『おむすび』「これがうちの生きる道」2025-01-19

2025年1月19日 當山日出夫

『おむすび』「これがうちの生きる道」

この週の放送の金曜日が、一月一七日になる。この日にあわせて、震災のこと……二〇一一年の東日本大震災のことと、一九五五年の阪神・淡路大震災のこと……を描くことになった。これは、この日程に合わせた脚本と理解しておくべきだろう。

褒めるところ、いいところとしては……災害のときの支援のあり方を、栄養士という視点から描いていることがある。災害があって、被災した人に、ただ食べ物を配給すればいいというだけではなく、人それぞれに必要とする食事や栄養は違ってくる。
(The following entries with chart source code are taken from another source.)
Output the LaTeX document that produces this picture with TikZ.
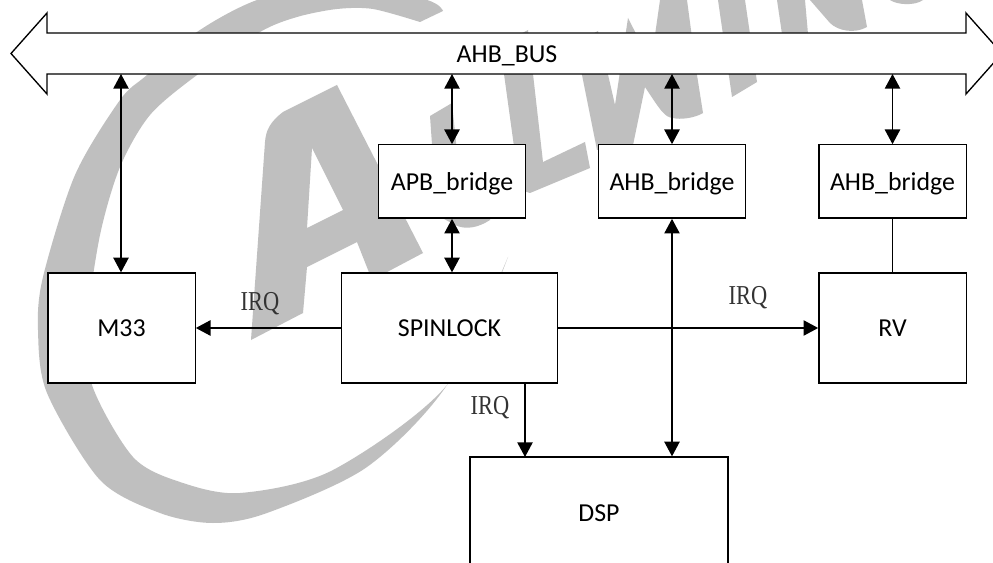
\documentclass[tikz,border=0pt]{standalone}
\usepackage{fontspec}
\setmainfont{Carlito}
\newfontfamily\irqfont[FakeStretch=0.82]{Liberation Serif}
\usetikzlibrary{arrows.meta}
\definecolor{wm}{HTML}{BFBFBF}
\tikzset{
  x=0.75pt,y=-0.75pt,
  wmark/.style={fill=wm,draw=none},
  boxnode/.style={draw=black,fill=white,line width=1pt,inner sep=0pt,font=\fontsize{19.4}{22}\selectfont,text height=15.5pt,text depth=2.5pt,align=center},
  smallbox/.style={boxnode,minimum width=110.5pt,minimum height=55pt},
  bigbox/.style={boxnode,minimum width=110.5pt,minimum height=82.5pt},
  irq/.style={inner sep=0pt,text=black!80,font=\irqfont\fontsize{20.5}{22}\selectfont},
  link/.style={line width=1pt,draw=black},
  both/.style={link,{Triangle[length=11pt,width=11.5pt]}-{Triangle[length=11pt,width=11.5pt]}},
  single/.style={link,-{Triangle[length=11pt,width=11.5pt]}}
}
\begin{document}
\begin{tikzpicture}
\useasboundingbox (0,0) rectangle (993,563);
\clip (0,0) rectangle (993,563);
\fill[white] (0,0) rectangle (993,563);
% watermark
\fill[wmark] plot[smooth] coordinates {(443,11)(427,0)(340,-20)(257,0)(197,32)(147,75)(120,100)(75,175)(43,277)(38,330)(47,393)(100,480)(160,513)(213,523)(267,513)(367,467)(447,385)(508,257)}
  -- plot[smooth] coordinates {(508,257)(447,385)(333,470)(240,493)(180,482)(133,457)(92,385)(88,320)(100,235)(120,167)(150,115)(197,75)(260,32)(297,17)(337,9)(373,9)(420,22)} -- cycle;
% A
\fill[wmark,even odd rule] (337,85) -- (283,112) .. controls (270,122) and (266,130) .. (265,142) -- (251,340) -- (303,313) -- (307,267) -- (357,242) -- (372,280) -- (423,253) -- cycle
  (312,148) -- (307,228) -- (343,210) -- cycle;
% l
\fill[wmark] (430,116) -- (452,103) -- (462,200) .. controls (463,212) and (475,214) .. (490,208) -- (490,220) .. controls (478,228) and (465,230) .. (455,225) -- (437,215) -- cycle;
% L
\fill[wmark] (500,45) -- (528,30) -- (543,162) -- (585,142) -- (590,168) -- (530,193) -- (520,190) -- cycle;
% W
\fill[wmark] (572,45) -- (598,31) -- (615,105) -- (628,18) -- (651,63) -- (660,0) -- (687,0) -- (697,75) -- (703,113) .. controls (695,118) and (680,120) .. (673,118) .. controls (665,117) and (662,113) .. (645,87) -- (632,150) -- (597,150) -- (582,75) -- cycle;
% I
\fill[wmark] (718,0) -- (745,0) -- (757,82) -- (732,97) -- cycle;
% N
\fill[wmark] (777,0) -- (805,0) -- (808,34) -- (782,34) -- cycle;
\fill[wmark] (810,0) -- (830,23) .. controls (838,31) and (855,34) .. (867,27) -- (862,0) -- cycle;
\fill[wmark] (890,0) .. controls (897,5) and (915,6) .. (923,0) -- cycle;
% bus
\draw[line width=1pt,fill=white,line join=miter] (11,53.5) -- (47,13) -- (47,33) -- (966,33) -- (966,13) -- (1002,53.5) -- (966,94) -- (966,74) -- (47,74) -- (47,94) -- cycle;
\node[inner sep=0pt,font=\fontsize{19.4}{22}\selectfont,text height=15.5pt,text depth=2.5pt] (bus) at (507,54) {AHB\_BUS};
\coordinate (busa) at (121,74);
\coordinate (busb) at (452,74);
\coordinate (busc) at (672,74);
\coordinate (busd) at (892.5,74);
% boxes
\node[smallbox] (apb) at (452,181.5) {APB\_bridge};
\node[smallbox] (ahba) at (672,181.5) {AHB\_bridge};
\node[smallbox] (ahbb) at (892.5,181.5) {AHB\_bridge};
\node[bigbox] (m33) at (121.5,328) {M33};
\node[bigbox,minimum width=162pt] (spin) at (449.5,328) {SPINLOCK};
\node[bigbox] (rv) at (892.5,328) {RV};
\node[boxnode,minimum width=193.5pt,minimum height=84pt] (dsp) at (599,513) {DSP};
\coordinate (dspa) at (525,457);
% labels
\node[irq] (irqa) at (260,304) {IRQ};
\node[irq] (irqb) at (748,298) {IRQ};
\node[irq] (irqc) at (490,408) {IRQ};
% connectors
\draw[both] (busa) -- (busa |- m33.north);
\draw[both] (busb) -- (apb.north);
\draw[both] (busc) -- (ahba.north);
\draw[both] (busd) -- (ahbb.north);
\draw[both] (apb.south) -- (apb.south |- spin.north);
\draw[both] (ahba.south) -- (ahba.south |- dsp.north);
\draw[link] (ahbb.south) -- (rv.north);
\draw[single] (spin.west) -- (m33.east);
\draw[single] (spin.east) -- (rv.west);
\draw[single] (dspa |- spin.south) -- (dspa);
\end{tikzpicture}
\end{document}
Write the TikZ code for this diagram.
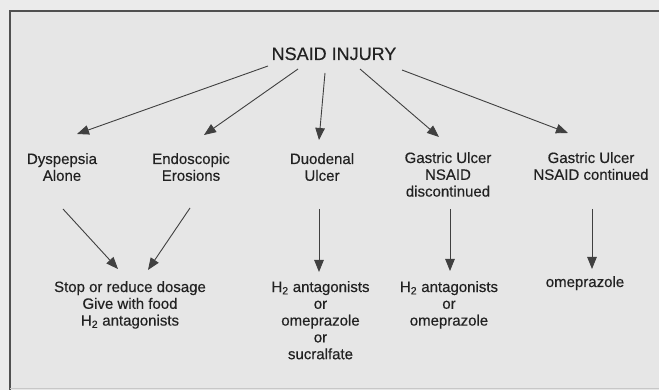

これらに配慮した食事の提供がなされなければならない、ということである。

阪神・淡路の震災の経験をした人が、東北の地震のときに何を感じることになったか、この観点をドラマで描くということは、意味のあることである。

また、被災地への支援物資の送り方として、一つの箱には一つの種類のものを入れて、その中に何が入っているか分かるようにしておくこと。これは、現在では、かなり一般的になった考え方であるが、それを実際の映像として見せていることである。

さらには、支援物資の整理ということも、実際には重要な作業である。

このドラマでは、結と翔也の二人は、二人で等分に協働して家庭をきずいていこうという方針である。こういう価値観は、この時代を背景にしたドラマならではのものということになる。このあたりは、現代の価値観として、多くの人に受け入れられるところだろう。

ただ、その一方で、話しの作り方があいかわらず雑だと感じるところもある。

結は栄養士から管理栄養士になりたいと思うのだが、栄養士と管理栄養士の違いについて、はっきり分かっているとは言いがたい。ドラマのなかで、このことについて、分かりやすく説明があったということもない。

普通には、管理栄養士は、四年制大学の専門の学部……昔風の言い方をすれば、家政学部であるが、最近ではいろんな名称になっている、女子大学が多い……を出て、栄養士の資格を得て、それから、卒業して管理栄養士の受験の資格を得る、その後、試験をうけて合格すれば、管理栄養士、ということが一般的かと思う。これ以外にも、栄養士の資格があれば、実務経験と試験で、管理栄養士になることもできる。

何故、結は管理栄養士になりたいと思うようになったのか、ここのところを、どの資格があれば、どのような仕事をすることになるのか、という観点からきちんと描く必要があるが、ここのところが、ドラマを見ていると説得力がないという気がする。

あいかわらず、靴屋の仕事も、パン屋の仕事も、理容店の仕事も、このドラマは仕事を描かない。これはやはり見ていて説得力に欠けることになる。